I'm not sure how I've been feeling lately. It's all very strange. This is not the appropriate forum to talk about it, so I will refrain from doing so. I think there probably is an appropriate place to talk about it somewhere or with someone, but I feel like this is not true, because my talking won't necessarily be productive, but more contemplative and not very interesting to others.

That's where I'm at.

Sunday, April 5, 2009

Things I don't understand

1. People.
2. German. (But I do understand clubs about German, so vote for me for president!)

A reoccurring theme in things I have been watching/reading: Everything is easier to deal with than people.

I have been rather quiet today or maybe lately. Being quiet is very strange. It creates the impression that I have not seen or interacted with people in a very long time, even though I have seen and interacted with many people in the last few days. I don't know why I am quiet. Earlier, I was sitting in the computer lab and I was hungry and I considered going to the Gizmo to get something to eat, but I wasn't sure I actually wanted to go through with the speaking it would require to place the order. I did, in fact, end up going to the Gizmo and I did order something to eat. I am sorry I have been awkward to converse with recently. I am working it on, just as I am constantly working on all things.
Being passive aggressive is so satisfying sometimes.
I am getting no work done. I'm not sure where my head is. Somewhere else, clearly.
At my doctor's office they have a little cabinet in the bathroom where you leave your pee cup. On the backside of this cabinet there's a door that opens to the lab. My suggestion is that a door like this be installed in my room, but attached to a kitchen rather than a lab and brunch can come through.
I'm sorry I don't appreciate all of you as much as I should. I love you all dearly and yes I have been drinking so I can say that. I love each and everyone of you in some manner. I am going to take a shower and get into bed. Yes.

Saturday, April 4, 2009

Plan for Knox Legacy

1. Become President of German Club.
2. Start Italiana Americana Club.
a. Become Vice President of Italiana Americana Club.
Most things that we do as humans, capitalists, and Americans seem counterproductive, but we do them any ways.
I feel silly when I don't trust people. I feel like trust issues are for people that are characters in a gang movies. By this logic I should have no problems with trust.

Friday, April 3, 2009

Did you know that house painters make decent money? This is what I learned today. I'm considering a career change.
Today I was in the caf and I had a sudden memory of breaking my bedroom window at my dad's house with a baseball bat.

Thursday, April 2, 2009

I feel so strange. I don't know how to label this feeling. Someone needs to pinch me.

Sleeping

Often I have the strange sensation that I've been sleeping for a long time. Then, over break, I had this moment where I woke up and everything was so clear and my head wasn't fuzzy anymore.

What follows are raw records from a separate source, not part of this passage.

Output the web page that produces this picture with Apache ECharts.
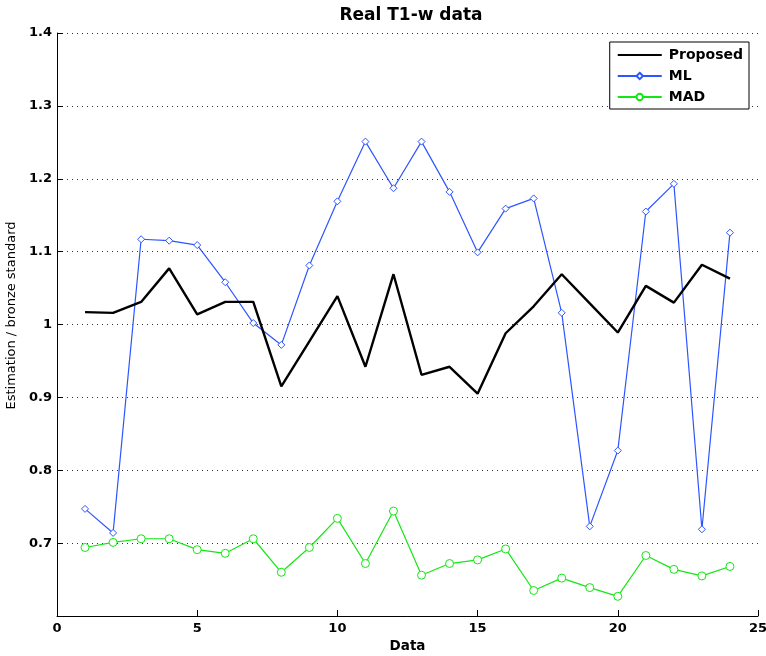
<!DOCTYPE html>
<html>
<head>
<meta charset="utf-8">
<script src="https://cdn.jsdelivr.net/npm/echarts@6/dist/echarts.min.js"></script>
<style>
html,body{margin:0;padding:0;background:#fff;}
#c{width:766px;height:656px;}
</style>
</head>
<body>
<div id="c"></div>
<script>
const dataIdx = [1,2,3,4,5,6,7,8,9,10,11,12,13,14,15,16,17,18,19,20,21,22,23,24];
const proposed = [1.017,1.016,1.031,1.077,1.014,1.031,1.031,0.915,0.977,1.039,0.942,1.069,0.931,0.942,0.905,0.988,1.025,1.069,1.029,0.989,1.053,1.030,1.082,1.063];
const ml = [0.747,0.714,1.117,1.115,1.109,1.058,1.002,0.972,1.081,1.169,1.251,1.187,1.251,1.182,1.099,1.159,1.173,1.016,0.723,0.827,1.155,1.193,0.719,1.126];
const mad = [0.694,0.701,0.706,0.706,0.691,0.686,0.706,0.660,0.694,0.734,0.672,0.744,0.656,0.672,0.677,0.692,0.635,0.652,0.639,0.627,0.683,0.664,0.655,0.668];
const seriesNames = ['Proposed','ML','MAD'];
const xTicks = {min:0,max:25,interval:5};
const yTicks = {min:0.6,max:1.4,interval:0.1};

const pair = arr => dataIdx.map((x,i)=>[x,arr[i]]);
const font = 'DejaVu Sans, Liberation Sans, Arial, sans-serif';
const BLUE = '#2d55ff';
const GREEN = '#14e614';

const chart = echarts.init(document.getElementById('c'), null, {renderer:'canvas'});
chart.setOption({
  animation:false,
  backgroundColor:'#fff',
  title:{
    text:'Real T1-w data', left:406, top:2, textAlign:'center',
    textStyle:{fontFamily:font,fontWeight:'bold',fontSize:17,color:'#000'}
  },
  legend:{
    orient:'vertical', right:17, top:42,
    backgroundColor:'#fff', borderColor:'#000', borderWidth:1, borderRadius:0,
    padding:[5,6,4,7], itemGap:5, itemWidth:44, itemHeight:8,
    textStyle:{fontFamily:font,fontWeight:'bold',fontSize:14,color:'#000',lineHeight:16,padding:[0,0,0,2]},
    data:[
      {name:seriesNames[0], itemStyle:{opacity:0}},
      {name:seriesNames[1]},
      {name:seriesNames[2]}
    ]
  },
  grid:{left:57,right:8,top:33,bottom:40,containLabel:false,outerBoundsMode:'none'},
  xAxis:{
    type:'value', min:xTicks.min, max:xTicks.max, interval:xTicks.interval,
    name:'Data', nameLocation:'middle', nameGap:21,
    nameTextStyle:{fontFamily:font,fontWeight:'bold',fontSize:13.5,color:'#000'},
    axisLine:{show:true,onZero:false,lineStyle:{color:'#000',width:1}},
    axisTick:{show:true,inside:true,length:6,lineStyle:{color:'#000'}},
    axisLabel:{fontFamily:font,fontWeight:'bold',fontSize:13,color:'#000',margin:6},
    splitLine:{show:false}
  },
  yAxis:{
    type:'value', min:yTicks.min, max:yTicks.max, interval:yTicks.interval,
    name:'Estimation / bronze standard', nameLocation:'middle', nameGap:36,
    nameTextStyle:{fontFamily:font,fontSize:13,color:'#000',padding:[0,0,0,18]},
    axisLine:{show:true,onZero:false,lineStyle:{color:'#000',width:1}},
    axisTick:{show:true,inside:true,length:6,lineStyle:{color:'#000'}},
    axisLabel:{fontFamily:font,fontWeight:'bold',fontSize:13,color:'#000',margin:5,
      formatter:v=>{const r=Math.round(v*10)/10; if(r<=0.6) return ''; return r===1?'1':r.toFixed(1);}},
    splitLine:{show:true,lineStyle:{color:'#333',type:[1,4],width:1}}
  },
  series:[
    {name:'Proposed',type:'line',data:pair(proposed),showSymbol:false,symbol:'none',
     lineStyle:{color:'#000',width:2.4},itemStyle:{color:'#000'},z:3},
    {name:'ML',type:'line',data:pair(ml),symbol:'diamond',symbolSize:7,
     lineStyle:{color:BLUE,width:1.2},
     itemStyle:{color:'#fff',borderColor:BLUE,borderWidth:1},z:2},
    {name:'MAD',type:'line',data:pair(mad),symbol:'circle',symbolSize:8,
     lineStyle:{color:GREEN,width:1.2},
     itemStyle:{color:'#fff',borderColor:GREEN,borderWidth:1},z:2}
  ]
});
</script>
</body>
</html>
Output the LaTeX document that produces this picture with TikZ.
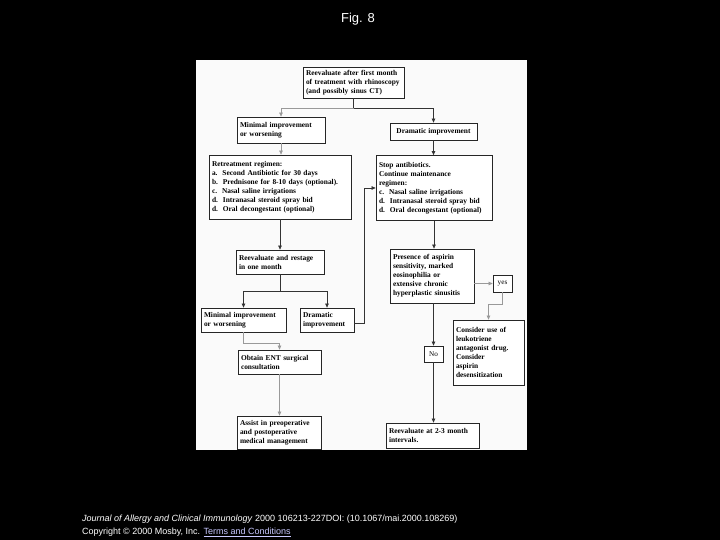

You know how when you wake from a really deep sleep it's hard to open your eyes and even once you do, your mind still feels like it's somewhere else?

I don't like these descriptions.

Wednesday, April 1, 2009

Writing

This is what matters above all else, even if my feelings tell me otherwise.
I keep waking up very early in the morning and can't get back to sleep. I've been writing at this time. I think today because it's so early I am going to attempt to read and go back to sleep, but I realized something about the character in the story I'm writing and also, about life and things.

I made him too attached to the female character too quickly. The whole story now carries too much tension. I need to make him indifferent. It's hard to write from the male perspective. For me it's: this is how I view you, but I don't know how you actually are, so I can only hope that your emotions match your face.